#LockdownDiary – One of many – Day 27
The idea of a collection of daily words describing how you felt for 30 days of social distancing and isolation feels really meaningful to me and something that I think I’d really appreciate having in 10 years. Think outside the box of what you might typically write!— NaNoWriMo (@NaNoWriMo) March 31, 2020
I spend the day at my computer. From 8am to 5pm, as a work day, I sit at my desk and type away at the keyboard. I am not cataloguing, updating images, or even replying to customers. Instead I am editing a zine I’m working on. I’m experimenting with GIMP to transform some of my photos into illustrations. I doubt this skill will ever come in useful at work but I have found a couple of tools that might be.
I design the zine with Pages, the software widely inadequate for the task and yet somehow freeing thanks to its restrictions.
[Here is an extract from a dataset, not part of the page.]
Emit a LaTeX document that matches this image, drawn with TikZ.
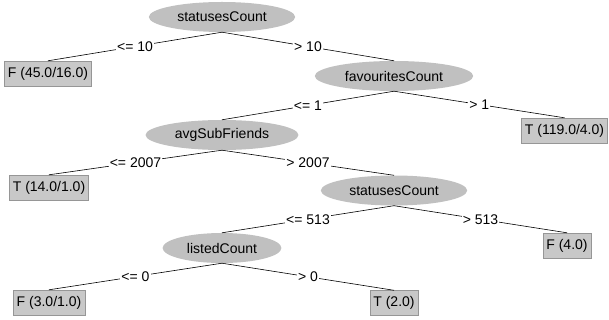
\documentclass[tikz,border=0pt]{standalone}
\usepackage{fontspec}
\setmainfont{Liberation Sans}
\usetikzlibrary{positioning,shapes.geometric}
\definecolor{splitgray}{RGB}{192,192,192}
\definecolor{leafgray}{RGB}{200,200,200}
\definecolor{leafline}{RGB}{150,150,150}

\begin{document}
\begin{tikzpicture}[x=1pt,y=-1pt,font=\fontsize{14}{16}\selectfont,
  split/.style={ellipse,fill=splitgray,minimum height=30pt,inner xsep=7pt,inner ysep=0pt},
  leaf/.style={draw=leafline,fill=leafgray,minimum height=25pt,inner xsep=3.5pt,inner ysep=0pt},
  cond/.style={fill=white,inner sep=1pt},
  edge/.style={draw=black,line width=0.6pt}]
\useasboundingbox (0,0) rectangle (609,320);
\node[split] (sc) at (222,17) {statusesCount};
\node[leaf] (lfa) at (48,73.5) {F (45.0/16.0)};
\node[split] (fc) at (394,76) {favouritesCount};
\node[leaf] (lfb) at (564.5,130.5) {T (119.0/4.0)};
\node[split] (asf) at (222,135) {avgSubFriends};
\node[leaf] (lfc) at (49,187.5) {T (14.0/1.0)};
\node[split] (scb) at (394,190.5) {statusesCount};
\node[leaf] (lfd) at (567,245.5) {F (4.0)};
\node[split] (lc) at (222,248) {listedCount};
\node[leaf] (lfe) at (49,302.5) {F (3.0/1.0)};
\node[leaf] (lff) at (394,303) {T (2.0)};
\path[edge] (sc.south) -- node[cond] {<= 10} (lfa.north);
\path[edge] (sc.south) -- node[cond] {> 10} (fc.north);
\path[edge] (fc.south) -- node[cond] {<= 1} (asf.north);
\path[edge] (fc.south) -- node[cond] {> 1} (lfb.north);
\path[edge] (asf.south) -- node[cond] {<= 2007} (lfc.north);
\path[edge] (asf.south) -- node[cond] {> 2007} (scb.north);
\path[edge] (scb.south) -- node[cond] {<= 513} (lc.north);
\path[edge] (scb.south) -- node[cond] {> 513} (lfd.north);
\path[edge] (lc.south) -- node[cond] {<= 0} (lfe.north);
\path[edge] (lc.south) -- node[cond] {> 0} (lff.north);
\end{tikzpicture}
\end{document}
I don’t have to think about all the possibilities, there is only a handful of choice. I select a template that suits the mood of my texts and copy/paste the words from one software to another. I hack and slash each chapter, deleting all the useless prepositions and conjunctions I am fond of adding. I delete too many ‘began’ and ‘start’ and rewrite the sentences they were in. I doubt my writing is any good in spite of the reassuring words from my partner.
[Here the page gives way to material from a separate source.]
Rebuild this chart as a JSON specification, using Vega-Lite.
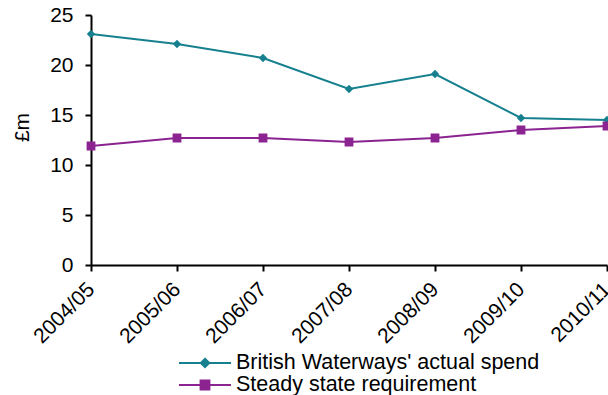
{
  "$schema": "https://vega.github.io/schema/vega-lite/v6.json",
  "width": 516,
  "height": 250,
  "autosize": {"type": "none"},
  "padding": {"left": 91, "top": 15, "right": 1, "bottom": 130},
  "background": "white",
  "config": {
    "view": {"stroke": null},
    "font": "Liberation Sans",
    "axis": {
      "domainColor": "black",
      "domainWidth": 2,
      "tickColor": "black",
      "tickWidth": 2,
      "tickSize": 6,
      "labelFont": "Liberation Sans",
      "labelFontSize": 21,
      "labelColor": "black",
      "titleFont": "Liberation Sans",
      "titleFontSize": 21,
      "titleFontWeight": "normal",
      "titleColor": "black",
      "grid": false
    }
  },
  "data": {
    "values": [
      {"year": "2004/05", "series": "British Waterways' actual spend", "value": 23.1},
      {"year": "2005/06", "series": "British Waterways' actual spend", "value": 22.1},
      {"year": "2006/07", "series": "British Waterways' actual spend", "value": 20.7},
      {"year": "2007/08", "series": "British Waterways' actual spend", "value": 17.6},
      {"year": "2008/09", "series": "British Waterways' actual spend", "value": 19.1},
      {"year": "2009/10", "series": "British Waterways' actual spend", "value": 14.7},
      {"year": "2010/11", "series": "British Waterways' actual spend", "value": 14.5},
      {"year": "2004/05", "series": "Steady state requirement", "value": 11.9},
      {"year": "2005/06", "series": "Steady state requirement", "value": 12.7},
      {"year": "2006/07", "series": "Steady state requirement", "value": 12.7},
      {"year": "2007/08", "series": "Steady state requirement", "value": 12.3},
      {"year": "2008/09", "series": "Steady state requirement", "value": 12.7},
      {"year": "2009/10", "series": "Steady state requirement", "value": 13.5},
      {"year": "2010/11", "series": "Steady state requirement", "value": 13.9}
    ]
  },
  "encoding": {
    "x": {
      "field": "year",
      "type": "ordinal",
      "scale": {"type": "point", "padding": 0},
      "axis": {"title": null, "labelAngle": -45, "labelAlign": "right", "labelBaseline": "middle", "labelPadding": 15}
    },
    "y": {
      "field": "value",
      "type": "quantitative",
      "scale": {"domain": [0, 25], "nice": false},
      "axis": {"title": "£m", "values": [0, 5, 10, 15, 20, 25], "labelPadding": 12, "titleX": -59, "titleY": 112}
    },
    "color": {
      "field": "series",
      "type": "nominal",
      "scale": {"domain": ["British Waterways' actual spend", "Steady state requirement"], "range": ["#16808F", "#8B2390"]},
      "legend": {
        "title": null,
        "orient": "none",
        "legendX": 103,
        "legendY": 337,
        "direction": "vertical",
        "padding": 0,
        "rowPadding": 0,
        "symbolSize": 400,
        "symbolStrokeWidth": 2,
        "labelFont": "Liberation Sans",
        "labelFontSize": 21.5,
        "labelColor": "black",
        "labelLimit": 400,
        "labelOffset": 20,
        "encode": {
          "symbols": {
            "update": {
              "stroke": {"scale": "color", "field": "value"},
              "strokeWidth": {"value": 2},
              "opacity": {"value": 1}
            }
          }
        }
      }
    }
  },
  "layer": [
    {"mark": {"type": "line", "strokeWidth": 2}},
    {
      "mark": {"type": "point", "filled": true, "opacity": 1},
      "encoding": {
        "shape": {
          "field": "series",
          "type": "nominal",
          "scale": {
            "domain": ["British Waterways' actual spend", "Steady state requirement"],
            "range": ["M-2.6,0L2.6,0M0,-0.42L0.42,0L0,0.42L-0.42,0Z", "M-2.6,0L2.6,0M-0.44,-0.44L0.44,-0.44L0.44,0.44L-0.44,0.44Z"]
          }
        },
        "size": {"value": 400}
      }
    }
  ]
}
I enter full screen and observe the layout. It is pleasingly book like with a massive capital letter at the start of my chapters and illustrations peppered throughout. I’m struggling to find any relevant photos for the chapter on being a lesbian in a foreign land. I scour my folders of photography but nothing strikes me. I will have to come back to it another time. Five o’clock strikes and I’m tired.
I turn the computer off and head outside. It’s cool today. I am still wearing shorts but I need a hoodie to keep myself from shivering. There are stains on it but I don’t care. I walk through streets I am beginning to know like the back of my hand and breathe. I can feel the mental exertion of the day slipping away. The last of the warm rays from the sun melt away the tension in my shoulders. There are barely any people out.
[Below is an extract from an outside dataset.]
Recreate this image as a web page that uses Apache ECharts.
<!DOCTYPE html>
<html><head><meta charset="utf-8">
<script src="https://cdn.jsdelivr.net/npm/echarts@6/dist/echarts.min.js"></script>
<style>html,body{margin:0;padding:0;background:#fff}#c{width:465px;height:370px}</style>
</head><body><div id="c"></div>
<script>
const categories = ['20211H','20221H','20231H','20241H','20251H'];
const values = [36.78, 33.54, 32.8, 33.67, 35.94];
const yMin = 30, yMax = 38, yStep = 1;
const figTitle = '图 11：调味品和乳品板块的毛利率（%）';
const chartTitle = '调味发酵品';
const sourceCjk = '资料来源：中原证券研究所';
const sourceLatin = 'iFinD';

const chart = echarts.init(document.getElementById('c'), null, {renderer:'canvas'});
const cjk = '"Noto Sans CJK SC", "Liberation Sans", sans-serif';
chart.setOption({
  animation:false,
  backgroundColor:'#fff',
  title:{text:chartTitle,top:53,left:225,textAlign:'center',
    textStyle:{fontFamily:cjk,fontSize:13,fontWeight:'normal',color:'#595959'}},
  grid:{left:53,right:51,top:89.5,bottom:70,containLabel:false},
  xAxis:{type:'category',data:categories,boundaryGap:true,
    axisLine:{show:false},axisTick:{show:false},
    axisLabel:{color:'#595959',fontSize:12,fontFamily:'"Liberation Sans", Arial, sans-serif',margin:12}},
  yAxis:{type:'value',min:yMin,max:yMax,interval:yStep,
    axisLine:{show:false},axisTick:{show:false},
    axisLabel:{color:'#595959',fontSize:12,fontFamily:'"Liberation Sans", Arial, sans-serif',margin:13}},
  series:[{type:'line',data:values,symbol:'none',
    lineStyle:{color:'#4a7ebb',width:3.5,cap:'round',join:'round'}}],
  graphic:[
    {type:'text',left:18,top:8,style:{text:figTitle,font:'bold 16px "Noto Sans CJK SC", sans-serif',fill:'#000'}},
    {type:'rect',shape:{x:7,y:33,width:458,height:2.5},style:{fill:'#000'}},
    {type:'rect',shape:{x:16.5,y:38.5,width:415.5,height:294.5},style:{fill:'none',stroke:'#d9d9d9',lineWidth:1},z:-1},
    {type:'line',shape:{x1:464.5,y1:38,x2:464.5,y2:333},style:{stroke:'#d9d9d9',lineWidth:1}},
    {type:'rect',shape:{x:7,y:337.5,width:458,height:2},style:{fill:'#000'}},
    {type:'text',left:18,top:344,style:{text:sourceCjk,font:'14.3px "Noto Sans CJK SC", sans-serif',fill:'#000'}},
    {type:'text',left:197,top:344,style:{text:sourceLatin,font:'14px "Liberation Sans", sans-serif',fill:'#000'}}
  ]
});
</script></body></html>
I only walk a short loop. Dinner still needs to be cooked and I am hungry. I avoid the Tesco Express where people are queuing. I don’t think I have seen it free from people once. I pass the post office and remind myself that this is our closest one. My partner will need it to renew her car tax.
I think of the card my nephew has received today. My sister sent me a photo of the envelope but hasn’t told me what my nephew thought of receiving a letter. I hope he liked it. I have never written to him like that. It felt strange to write this way, the words surprisingly difficult to find. In the end, I decided to write as if he was an adult. I told him of the book he chose for me, of the Pokémon game I had been playing. I asked him about the books he is reading and the games he plays. I hope he will write back.
On the welcome mat, a letter from a friend is waiting for me. I will open it tomorrow. For now, it waits with the New Scientist, Garden Answers, and a few packs of Splosh refills.